En juin dernier, s’est donné aux Ateliers Berthier Liliom, de Ferenc Molnár, dans une mise en scène de Jean Bellorini, directeur du TGP[1] de Saint-Denis. Réussite théâtrale exceptionnelle qui mérite de retenir à bien des égards l’attention, des amoureux de Lacan en particulier : théâtre vivant au plus haut point, en prise sur le réel de la banlieue d’une grande ville, ici Budapest ; c’est par cette « légende de banlieue en sept tableaux »[2] qu’en 2014 J. Bellorini a choisi génialement de démarrer son mandat de directeur à Saint-Denis.

Écrite en hongrois en 1909, la pièce[3] fut retraduite en 2004 par le travail remarquable de trois jeunes gens de théâtre qui ont « essayé de reconstituer l’étrangeté fondamentale de la langue de Molnár, son agrammaticalité de principe ». Et la note de ces traducteurs de préciser : « Plus qu’un argot, la langue que parlent les personnages […] est bourrée de fautes de grammaire, d’aberrations syntaxiques ou de mots déformés, souvent restitués de manière phonétique. […] Il nous fallait donc retrouver un "mal parler" que l’on puisse quand même parler ; et cela dans une langue française rigide, à la grammaire beaucoup moins flexible que celle du hongrois »[4].

La traduction est toujours une affaire de première importance, mais elle l’est singulièrement dans Liliom (ou la vie et la mort d’un vaurien), qui est, selon les mots heureux des traducteurs, une « tragédie du langage », et même une double tragédie du langage : car derrière les difficultés langagières de ces personnages populaires qui évoluent dans une fête foraine de banlieue, sans pouvoir presque rien se dire, s’entend le traumatisme fondamental de l’être parlant, que Lacan nous a appris à reconnaître.
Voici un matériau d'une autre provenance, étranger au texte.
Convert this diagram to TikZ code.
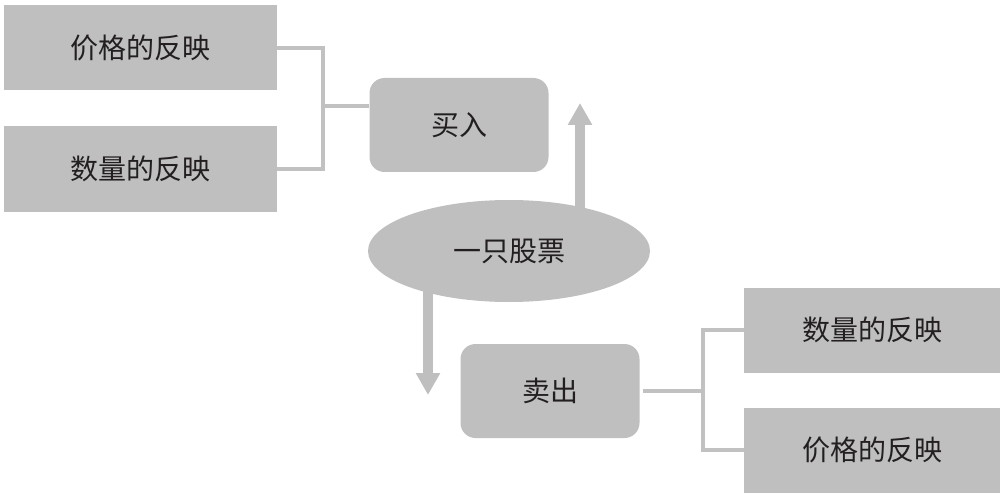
\documentclass[tikz,border=0pt]{standalone}
\usepackage{fontspec}
\setmainfont{Noto Sans CJK SC}
\usetikzlibrary{arrows.meta,shapes.geometric,backgrounds}
\definecolor{boxgray}{RGB}{191,191,191}
\definecolor{linegray}{RGB}{193,193,193}
\definecolor{txt}{RGB}{35,31,32}
\begin{document}
\begin{tikzpicture}[x=1pt,y=-1pt,
  every node/.style={font=\fontsize{28}{32}\selectfont, text=txt, inner sep=0pt},
  sqbox/.style={rectangle, fill=boxgray, minimum width=273pt, minimum height=85pt},
  rbox/.style={rectangle, rounded corners=15pt, fill=boxgray, minimum width=179pt, minimum height=94pt},
  rsqbox/.style={rectangle, fill=boxgray, minimum width=256pt, minimum height=85pt},
  conn/.style={draw=linegray, line width=4pt},
  bigarrow/.style={draw=boxgray, line width=10pt, -{Triangle[width=23pt,length=22pt]}}]
\useasboundingbox (0,0) rectangle (1007,500);
\node[sqbox] (b1) at (140.5,48) {价格的反映};
\node[sqbox] (b2) at (140.5,169) {数量的反映};
\node[rbox] (buy) at (459,125) {买入};
\node[ellipse, fill=boxgray, minimum width=282pt, minimum height=102pt] (stock) at (509,251) {一只股票};
\node[rbox] (sell) at (550,391) {卖出};
\node[rsqbox] (r1) at (872,330) {数量的反映};
\node[rsqbox] (r2) at (872,450) {价格的反映};
\coordinate (jl) at (323,106);
\coordinate (jr) at (703,391);
\coordinate (upTip) at (580,103);
\coordinate (downTip) at (428,395);
\draw[conn] (b1.east) -| (jl) |- (b2.east);
\draw[conn] (jl) -- (jl -| buy.west);
\draw[conn] ([xshift=3pt]sell.east) -- (jr);
\draw[conn] (r1.west) -| (jr) |- (r2.west);
\begin{scope}[on background layer]
\draw[bigarrow] (upTip |- stock.center) -- (upTip);
\draw[bigarrow] (downTip |- stock.center) -- (downTip);
\end{scope}
\end{tikzpicture}
\end{document}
Mais ce terme de tragédie ne doit pas ici tromper : J. Bellorini revendique de traiter Liliom sur « le mode de la varietà, avec des passages incessants du rire aux larmes »[5]. Ce à quoi il réussit, donnant une lecture de la pièce qui fait de Molnár ce poète que Socrate appelait de ses vœux à la fin du Banquet[6], en amenant Aristophane et Agathon à reconnaître qu’il appartient au même homme d’être à la fois poète tragique et poète comique.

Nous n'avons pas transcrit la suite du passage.